Task instructions:
All of the material should be reproduced exactly, with pictures left out.

Collected data:
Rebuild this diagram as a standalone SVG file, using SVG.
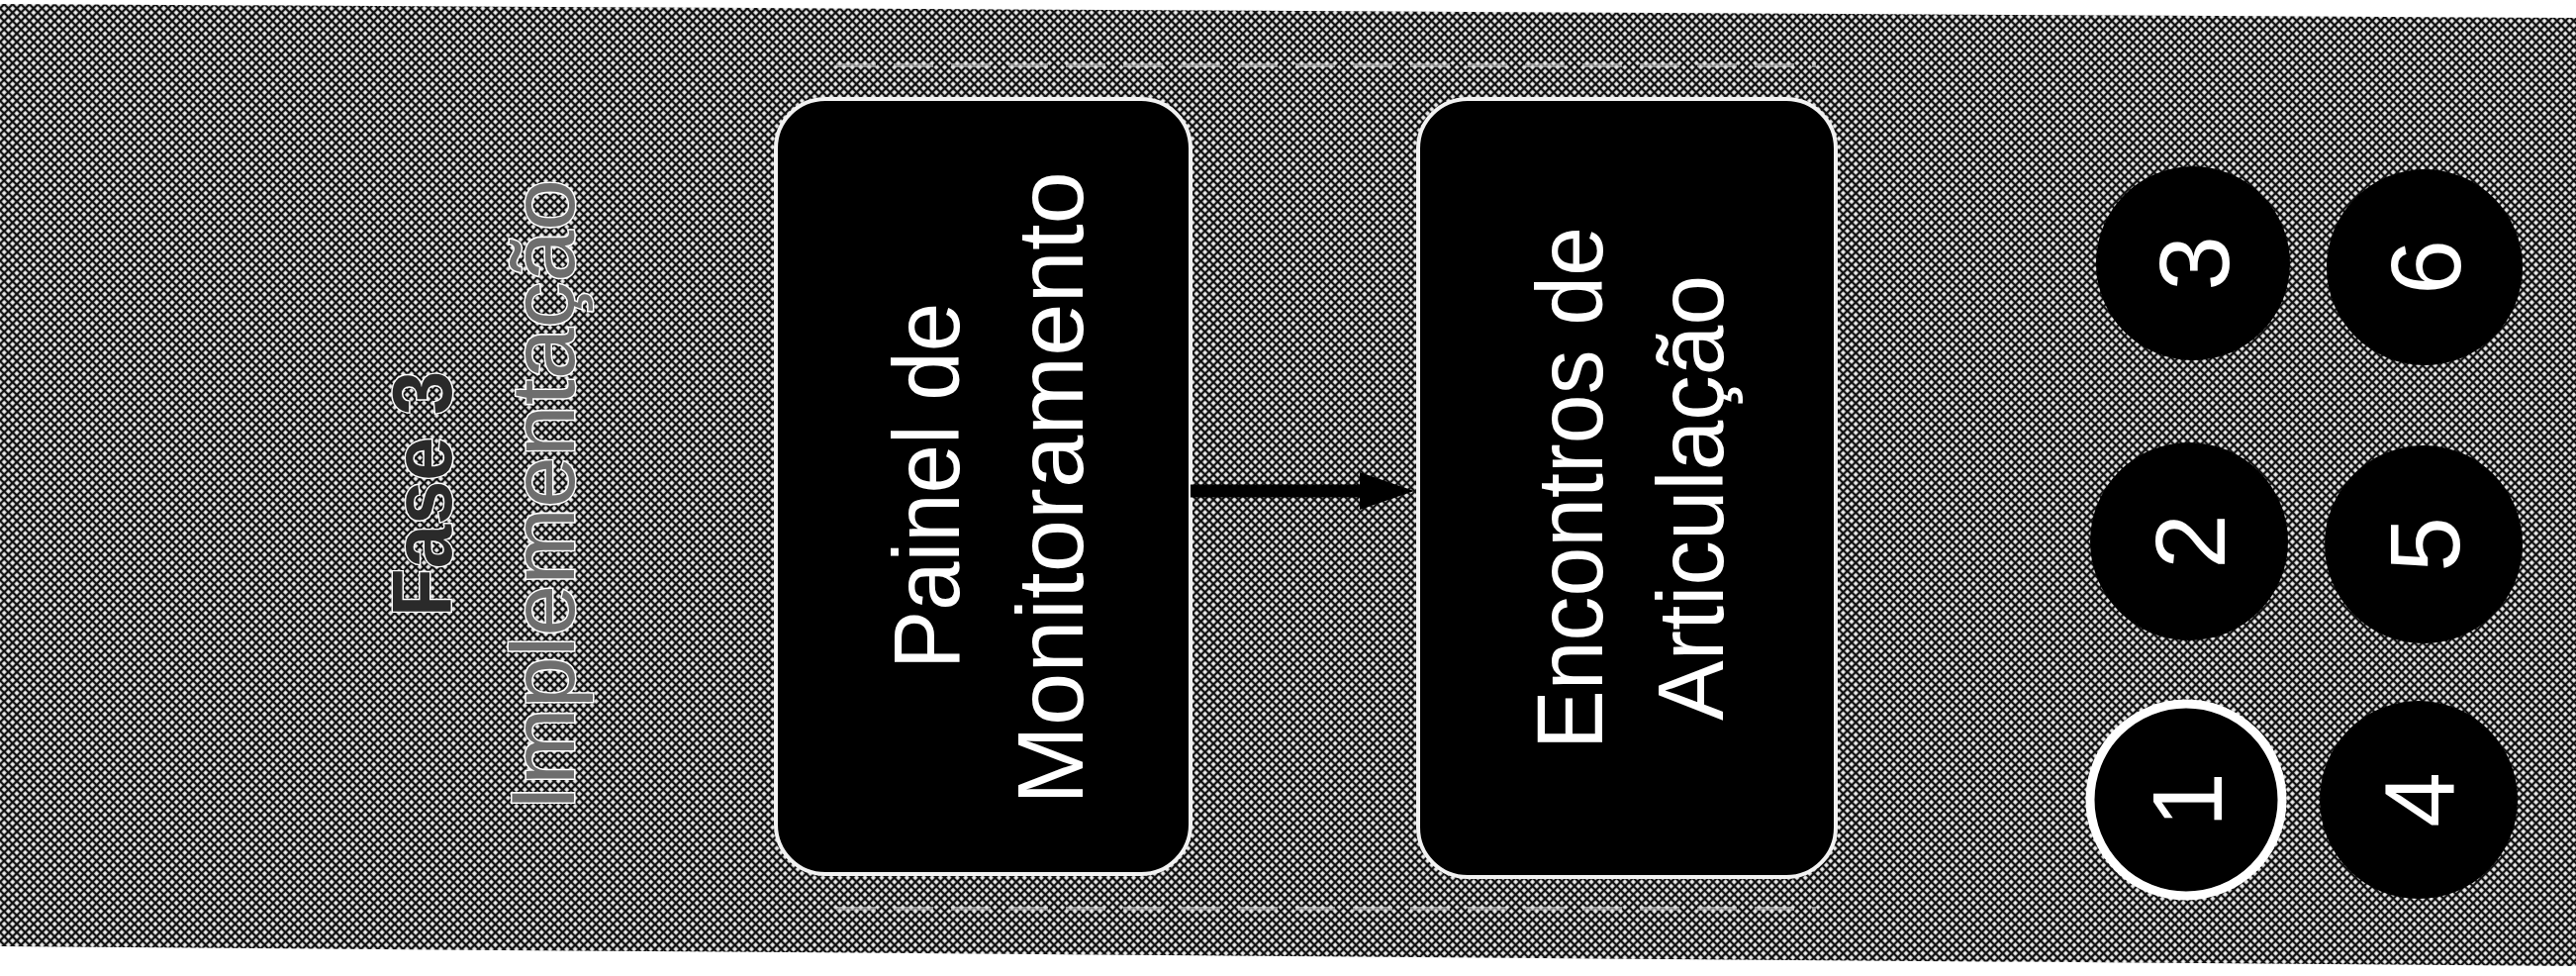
<svg xmlns="http://www.w3.org/2000/svg" width="2603" height="986" viewBox="0 0 2603 986">
  <style>
    .box { fill: #000; stroke: #f2f2f2; stroke-width: 4; }
    .boxtxt { fill: #fff; font-family: "Liberation Sans", Arial, sans-serif; font-size: 94px; text-anchor: middle; }
    .circ { fill: #000; }
    .num { fill: #fff; font-family: "Liberation Sans", Arial, sans-serif; font-size: 100px; text-anchor: middle; }
    .dash { stroke: #e6e6e6; stroke-width: 4; stroke-dasharray: 40 18; fill: none; opacity: 0.55; }
    .side { font-family: "Liberation Sans", Arial, sans-serif; text-anchor: middle; stroke: #ffffff; stroke-width: 3; paint-order: stroke; }
  </style>
  <defs>
    <pattern id="halftone" width="6" height="6" patternUnits="userSpaceOnUse" patternTransform="rotate(45)">
      <rect width="6" height="6" fill="#111111"/>
      <rect x="1.2" y="1.2" width="3.6" height="3.6" fill="#f4f4f4"/>
    </pattern>
  </defs>

  <rect width="2603" height="986" fill="#ffffff"/>
  <polygon points="0,4 2603,18 2603,976 0,956" fill="url(#halftone)"/>

  <g id="frame">
    <line class="dash" x1="845" y1="66" x2="1835" y2="66"/>
    <line class="dash" x1="845" y1="918" x2="1835" y2="918"/>
  </g>

  <g id="node-fase3">
    <text class="side" transform="translate(456,499) rotate(-90)" font-size="86" font-weight="bold" fill="#2a2a2a" textLength="248" lengthAdjust="spacingAndGlyphs">Fase 3</text>
    <text class="side" transform="translate(580,500) rotate(-90)" font-size="90" fill="#6e6e6e" textLength="638" lengthAdjust="spacingAndGlyphs">Implementação</text>
  </g>

  <g id="node-painel">
    <rect class="box" x="784" y="100" width="419" height="783" rx="50" ry="50"/>
    <text class="boxtxt" transform="translate(969,491) rotate(-90)" textLength="370" lengthAdjust="spacingAndGlyphs">Painel de</text>
    <text class="boxtxt" transform="translate(1094,493) rotate(-90)" textLength="640" lengthAdjust="spacingAndGlyphs">Monitoramento</text>
  </g>

  <g id="node-encontros">
    <rect class="box" x="1433" y="100" width="422" height="786" rx="50" ry="50"/>
    <text class="boxtxt" transform="translate(1619,493) rotate(-90)" textLength="528" lengthAdjust="spacingAndGlyphs">Encontros de</text>
    <text class="boxtxt" transform="translate(1741,503) rotate(-90)" textLength="450" lengthAdjust="spacingAndGlyphs">Articulação</text>
  </g>

  <g id="connectors">
    <line x1="1203" y1="496" x2="1380" y2="496" stroke="#000" stroke-width="13"/>
    <polygon points="1374,477 1429,496 1374,515" fill="#000"/>
  </g>

  <g id="node-1">
    <circle class="circ" cx="2209" cy="808" r="97" stroke="#ffffff" stroke-width="9"/>
    <text class="num" transform="translate(2245,808) rotate(-90)">1</text>
  </g>
  <g id="node-2">
    <circle class="circ" cx="2212" cy="547" r="100"/>
    <text class="num" transform="translate(2248,547) rotate(-90)">2</text>
  </g>
  <g id="node-3">
    <circle class="circ" cx="2216" cy="266" r="98"/>
    <text class="num" transform="translate(2252,266) rotate(-90)">3</text>
  </g>
  <g id="node-4">
    <circle class="circ" cx="2444" cy="808" r="100"/>
    <text class="num" transform="translate(2480,808) rotate(-90)">4</text>
  </g>
  <g id="node-5">
    <circle class="circ" cx="2449" cy="550" r="100"/>
    <text class="num" transform="translate(2485,550) rotate(-90)">5</text>
  </g>
  <g id="node-6">
    <circle class="circ" cx="2450" cy="270" r="99"/>
    <text class="num" transform="translate(2486,270) rotate(-90)">6</text>
  </g>
</svg>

Worked solution:
Rebuild this diagram as a standalone SVG file, using SVG.
<svg xmlns="http://www.w3.org/2000/svg" width="2603" height="986" viewBox="0 0 2603 986">
  <style>
    .box { fill: #000; stroke: #f2f2f2; stroke-width: 4; }
    .boxtxt { fill: #fff; font-family: "Liberation Sans", Arial, sans-serif; font-size: 94px; text-anchor: middle; }
    .circ { fill: #000; }
    .num { fill: #fff; font-family: "Liberation Sans", Arial, sans-serif; font-size: 100px; text-anchor: middle; }
    .dash { stroke: #e6e6e6; stroke-width: 4; stroke-dasharray: 40 18; fill: none; opacity: 0.55; }
    .side { font-family: "Liberation Sans", Arial, sans-serif; text-anchor: middle; stroke: #ffffff; stroke-width: 3; paint-order: stroke; }
  </style>
  <defs>
    <pattern id="halftone" width="6" height="6" patternUnits="userSpaceOnUse" patternTransform="rotate(45)">
      <rect width="6" height="6" fill="#111111"/>
      <rect x="1.2" y="1.2" width="3.6" height="3.6" fill="#f4f4f4"/>
    </pattern>
  </defs>

  <rect width="2603" height="986" fill="#ffffff"/>
  <polygon points="0,4 2603,18 2603,976 0,956" fill="url(#halftone)"/>

  <g id="frame">
    <line class="dash" x1="845" y1="66" x2="1835" y2="66"/>
    <line class="dash" x1="845" y1="918" x2="1835" y2="918"/>
  </g>

  <g id="node-fase3">
    <text class="side" transform="translate(456,499) rotate(-90)" font-size="86" font-weight="bold" fill="#2a2a2a" textLength="248" lengthAdjust="spacingAndGlyphs">Fase 3</text>
    <text class="side" transform="translate(580,500) rotate(-90)" font-size="90" fill="#6e6e6e" textLength="638" lengthAdjust="spacingAndGlyphs">Implementação</text>
  </g>

  <g id="node-painel">
    <rect class="box" x="784" y="100" width="419" height="783" rx="50" ry="50"/>
    <text class="boxtxt" transform="translate(969,491) rotate(-90)" textLength="370" lengthAdjust="spacingAndGlyphs">Painel de</text>
    <text class="boxtxt" transform="translate(1094,493) rotate(-90)" textLength="640" lengthAdjust="spacingAndGlyphs">Monitoramento</text>
  </g>

  <g id="node-encontros">
    <rect class="box" x="1433" y="100" width="422" height="786" rx="50" ry="50"/>
    <text class="boxtxt" transform="translate(1619,493) rotate(-90)" textLength="528" lengthAdjust="spacingAndGlyphs">Encontros de</text>
    <text class="boxtxt" transform="translate(1741,503) rotate(-90)" textLength="450" lengthAdjust="spacingAndGlyphs">Articulação</text>
  </g>

  <g id="connectors">
    <line x1="1203" y1="496" x2="1380" y2="496" stroke="#000" stroke-width="13"/>
    <polygon points="1374,477 1429,496 1374,515" fill="#000"/>
  </g>

  <g id="node-1">
    <circle class="circ" cx="2209" cy="808" r="97" stroke="#ffffff" stroke-width="9"/>
    <text class="num" transform="translate(2245,808) rotate(-90)">1</text>
  </g>
  <g id="node-2">
    <circle class="circ" cx="2212" cy="547" r="100"/>
    <text class="num" transform="translate(2248,547) rotate(-90)">2</text>
  </g>
  <g id="node-3">
    <circle class="circ" cx="2216" cy="266" r="98"/>
    <text class="num" transform="translate(2252,266) rotate(-90)">3</text>
  </g>
  <g id="node-4">
    <circle class="circ" cx="2444" cy="808" r="100"/>
    <text class="num" transform="translate(2480,808) rotate(-90)">4</text>
  </g>
  <g id="node-5">
    <circle class="circ" cx="2449" cy="550" r="100"/>
    <text class="num" transform="translate(2485,550) rotate(-90)">5</text>
  </g>
  <g id="node-6">
    <circle class="circ" cx="2450" cy="270" r="99"/>
    <text class="num" transform="translate(2486,270) rotate(-90)">6</text>
  </g>
</svg>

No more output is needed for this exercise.